President Fernandez hand-picked Scioli as her protégé at the start of the race. As a result, Scioli was considered a shoo-in from the start. With government backing, Scioli runs on a platform to maintain policies implemented during the Kirchner regime, during which social spending on anti-poverty programs increased significantly. However, Mauricio Macri demonstrates that voters may be ready for a change of governing style. His strong showing represents public interest in his plan to boost the Argentine economy by attracting foreign investment, induce market-oriented changes to spur growth, and loosen currency controls to drive down inflation. Both candidates pledge to approach politics more moderately than their predecessor, whose scathing rhetoric divided the country into the staunchly pro- and anti-K factions visible today.

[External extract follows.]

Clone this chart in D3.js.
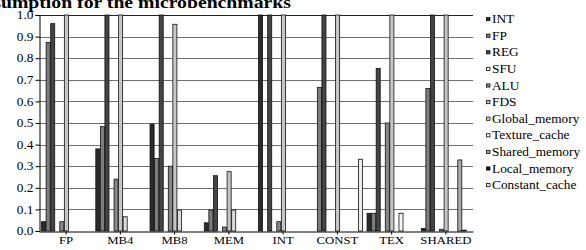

The opportunity for corruption to sneak its way into the November runoff is high, transforming a relatively clean — at least, compared to previous Argentine elections — race into una trampa, a farce. Yet if voters can mobilize for the opposition and successfully reject Kirchner’s heavy hand, they will have achieved far more for their democracy than a new president. Argentina and the United States share vastly different political histories, yet comparisons might be drawn between the two countries as they each face monumental elections. Both Argentina and the U.S. have the opportunity to continue with the status quo, or to accept radical change by electing fundamentally different executives. In both scenarios, eyeing the Argentine election might provide conflicted Americans with some guidance and a lesson about reinventing democracy during a moment of severe political stagnation. Looking to Argentina may provide a sense of mutual understanding between two cultures that are at once so different, yet surprisingly the same in the immense political decision that they must soon make.